--- Instructions for the task ---
In the records below, find the line that contains "Generate a Python" and the line that contains "import matplotlib.pyplot as plt"; write out exactly those two lines and everything between them, without the pictures.

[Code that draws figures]
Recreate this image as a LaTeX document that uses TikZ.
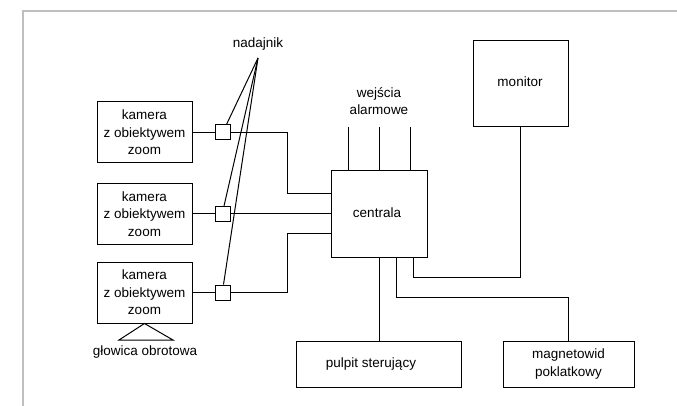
\documentclass[tikz,border=0pt]{standalone}
\usepackage{fontspec}
\setmainfont{Liberation Sans}
\begin{document}
\begin{tikzpicture}[x=1pt,y=-1pt,
  every node/.style={font=\fontsize{13.5}{17.5}\selectfont, align=center, inner sep=0pt},
  box/.style={draw, line width=1pt},
  tx/.style={draw, line width=1pt, fill=white, minimum width=15pt, minimum height=15pt},
  wire/.style={line width=1pt},
  frame/.style={draw=black!25, line width=1.3pt}]
\useasboundingbox (0,0) rectangle (677,406);
\draw[frame] (23,406) -- (23,11) -- (677,11);
% cameras
\node[box, minimum width=95pt, minimum height=61pt] (cam1) at (144.5,132.5) {kamera\\z obiektywem\\zoom};
\node[box, minimum width=95pt, minimum height=60pt] (cam2) at (144.5,214) {kamera\\z obiektywem\\zoom};
\node[box, minimum width=95pt, minimum height=61pt] (cam3) at (144.5,292.5) {kamera\\z obiektywem\\zoom};
% transmitters
\node[tx] (tx1) at (222.5,132.5) {};
\node[tx] (tx2) at (222.5,214) {};
\node[tx] (tx3) at (222.5,292.5) {};
\node (nad) at (258,44) {nadajnik};
\coordinate (apex) at (258,58);
% central
\node[box, minimum width=96pt, minimum height=86pt] (cen) at (379,214) {};
\node (cenl) at (377,213) {centrala};
\node[box, minimum width=95pt, minimum height=86pt] (mon) at (520.5,84) {};
\node (monl) at (520,82) {monitor};
\node[box, minimum width=165pt, minimum height=46pt] (pul) at (379,364) {};
\node (pull) at (371,364) {pulpit sterujący};
\node[box, minimum width=131pt, minimum height=46pt] (mag) at (568.5,364) {magnetowid\\poklatkowy};
\node (alarm) at (379,101) {wejścia\\alarmowe};
\node (glow) at (145,352) {głowica obrotowa};
% coordinates
\coordinate (j1) at (287,194);
\coordinate (j3) at (287,233);
\coordinate (a1) at (348,127);
\coordinate (a2) at (379,127);
\coordinate (a3) at (410,127);
\coordinate (m1) at (413,277);
\coordinate (g1) at (396,297);
\coordinate (t1) at (119,340);
\coordinate (t2) at (173,340);
% wires
\draw[wire] (cam1.east) -- (tx1.west);
\draw[wire] (cam2.east) -- (tx2.west);
\draw[wire] (cam3.east) -- (tx3.west);
\draw[wire] (tx1.east) -| (j1) -- (j1 -| cen.west);
\draw[wire] (tx2.east) -- (tx2.east -| cen.west);
\draw[wire] (tx3.east) -| (j3) -- (j3 -| cen.west);
\draw[wire] (apex) -- ([xshift=4pt]tx1.north);
\draw[wire] (apex) -- ([xshift=1.5pt]tx2.north);
\draw[wire] (apex) -- ([xshift=1pt]tx3.north);
\draw[wire] (a1) -- (a1 |- cen.north);
\draw[wire] (a2) -- (a2 |- cen.north);
\draw[wire] (a3) -- (a3 |- cen.north);
\draw[wire] (cen.south) -- (pul.north);
\draw[wire] (m1 |- cen.south) -- (m1) -| (mon.south);
\draw[wire] (g1 |- cen.south) -- (g1) -| (mag.north);
\draw[wire] (cam3.south) -- (t1) -- (t2) -- cycle;
\end{tikzpicture}
\end{document}
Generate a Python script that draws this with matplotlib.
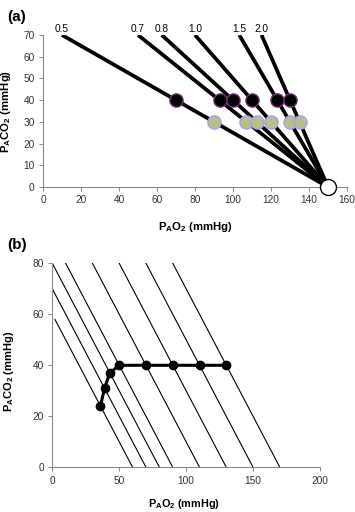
import numpy
import matplotlib
matplotlib.use('Agg')
import matplotlib.pyplot as plt

plt.rcParams['font.family'] = ['Liberation Sans', 'DejaVu Sans']
plt.rcParams['mathtext.fontset'] = 'custom'
plt.rcParams['mathtext.rm'] = 'Liberation Sans:bold'
plt.rcParams['mathtext.bf'] = 'Liberation Sans:bold'
plt.rcParams['mathtext.default'] = 'rm'

# panel (a): R lines from inspired point to PACO2 = 70
r_labels = ['0.5', '0.7', '0.8', '1.0', '1.5', '2.0']
r_start_x = [10, 50, 62.5, 80, 103.3, 115]
inspired_po2 = 150
top_pco2 = 70
black_po2 = [70, 92.9, 100, 110, 123.3, 130]
black_pco2 = [40, 40, 40, 40, 40, 40]
green_po2 = [90, 107.1, 112.5, 120, 130, 135]
green_pco2 = [30, 30, 30, 30, 30, 30]

# panel (b): iso lines (PAO2 + PACO2 = c) and the path
iso_c = [60, 70, 80, 90, 110, 130, 150, 170]
iso_x0 = [2, 0, 0, 10, 30, 50, 70, 90]
path_po2 = [36, 39, 43, 50, 70, 90, 110, 130]
path_pco2 = [24, 31, 37, 40, 40, 40, 40, 40]

W, H = 355, 512
fig = plt.figure(figsize=(W / 100, H / 100), dpi=100)

def style_axes(ax):
  for s in ['top', 'right']:
    ax.spines[s].set_visible(False)
  for s in ['left', 'bottom']:
    ax.spines[s].set_color('#888888')
    ax.spines[s].set_linewidth(0.8)
  ax.tick_params(direction='out', length=3, width=0.7, color='#888888',
                 labelsize=7.3, labelcolor='#333333', pad=3)

# ---- (a)
ax1 = fig.add_axes([43 / W, 1 - 187 / H, (347 - 43) / W, (187 - 35) / H])
style_axes(ax1)
for lab, x0 in zip(r_labels, r_start_x):
  ax1.plot([x0, inspired_po2], [top_pco2, 0], color='black', lw=2.7,
           solid_capstyle='butt', zorder=2)
  ax1.text(x0, top_pco2 + 0.6, lab, ha='center', va='bottom', fontsize=7.3)
ax1.plot(black_po2, black_pco2, 'o', ms=9.5, mfc='black', mec='#7a2a7a',
         mew=1.0, zorder=3)
ax1.plot(green_po2, green_pco2, 'o', ms=9.5, mfc='#b9bf8c', mec='#a99ef0',
         mew=1.0, zorder=3)
ax1.plot([inspired_po2], [0], 'o', ms=11.5, mfc='white', mec='black',
         mew=1.0, zorder=4, clip_on=False)
ax1.set_xlim(0, 160)
ax1.set_ylim(0, 70)
ax1.set_xticks(numpy.arange(0, 161, 20))
ax1.set_yticks(numpy.arange(0, 71, 10))
ax1.set_xlabel(r'$\mathbf{P_AO_2}$ (mmHg)', fontsize=8.2, fontweight='bold')
ax1.xaxis.set_label_coords(0.5, -0.215)
ax1.set_ylabel(r'$\mathbf{P_ACO_2}$ (mmHg)', fontsize=8.2, fontweight='bold')
ax1.yaxis.set_label_coords(-0.098, 0.5)

# ---- (b)
ax2 = fig.add_axes([52.3 / W, 1 - 467.3 / H, (320 - 52.3) / W, (467.3 - 263.3) / H])
style_axes(ax2)
for c, x0 in zip(iso_c, iso_x0):
  xs = numpy.array([x0, c])
  ax2.plot(xs, c - xs, color='black', lw=0.8, zorder=2)
ax2.plot(path_po2, path_pco2, '-o', color='black', lw=2.2, ms=6, zorder=3)
ax2.set_xlim(0, 200)
ax2.set_ylim(0, 80)
ax2.set_xticks(numpy.arange(0, 201, 50))
ax2.set_yticks(numpy.arange(0, 81, 20))
ax2.set_xlabel(r'$\mathbf{P_AO_2}$ (mmHg)', fontsize=7.8, fontweight='bold')
ax2.xaxis.set_label_coords(0.49, -0.148)
ax2.set_ylabel(r'$\mathbf{P_ACO_2}$ (mmHg)', fontsize=8.0, fontweight='bold')
ax2.yaxis.set_label_coords(-0.135, 0.47)

fig.text(7 / W, 1 - 21 / H, '(a)', fontsize=11, fontweight='bold')
fig.text(7 / W, 1 - 249 / H, '(b)', fontsize=11, fontweight='bold')

fig.savefig('out.png', dpi=100)
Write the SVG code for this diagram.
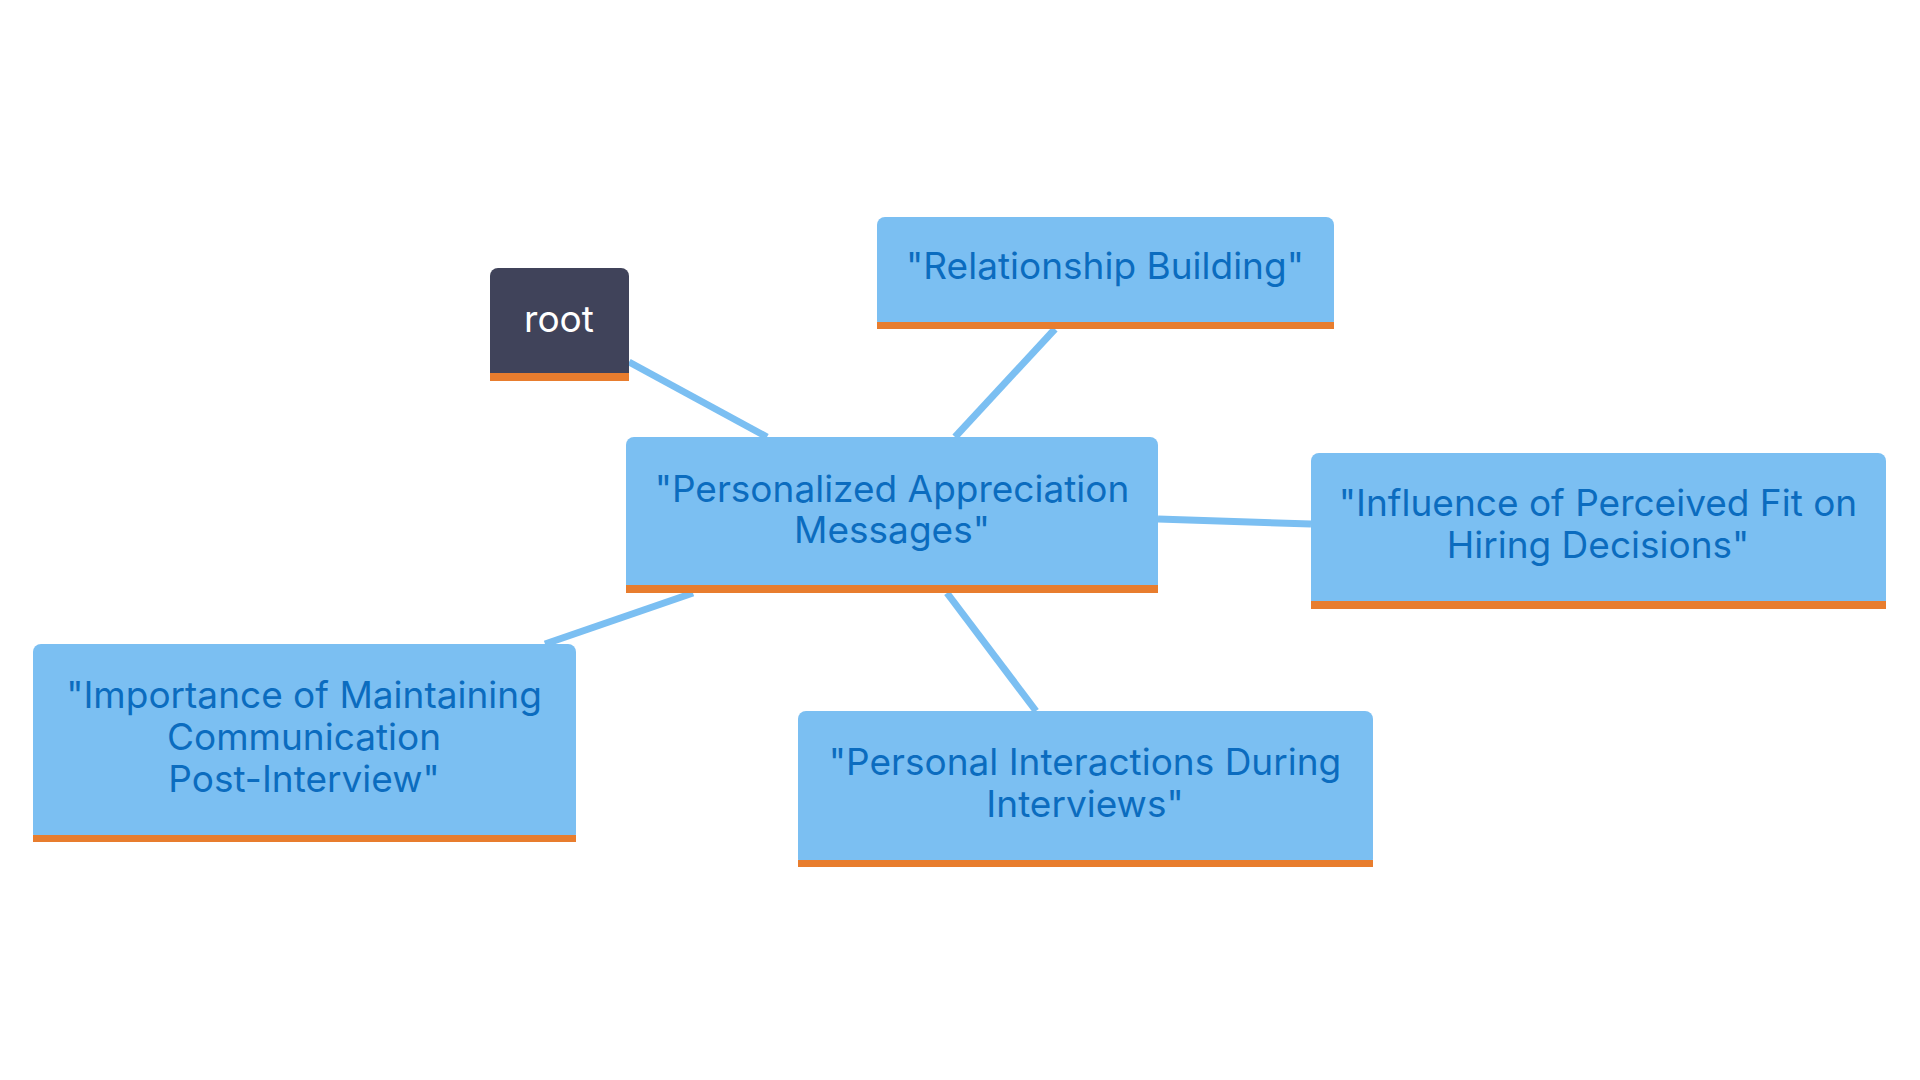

--- Reply to the task ---
Generate a Python script that draws this with matplotlib.
import numpy
import matplotlib
matplotlib.use('Agg')
import matplotlib.pyplot as plt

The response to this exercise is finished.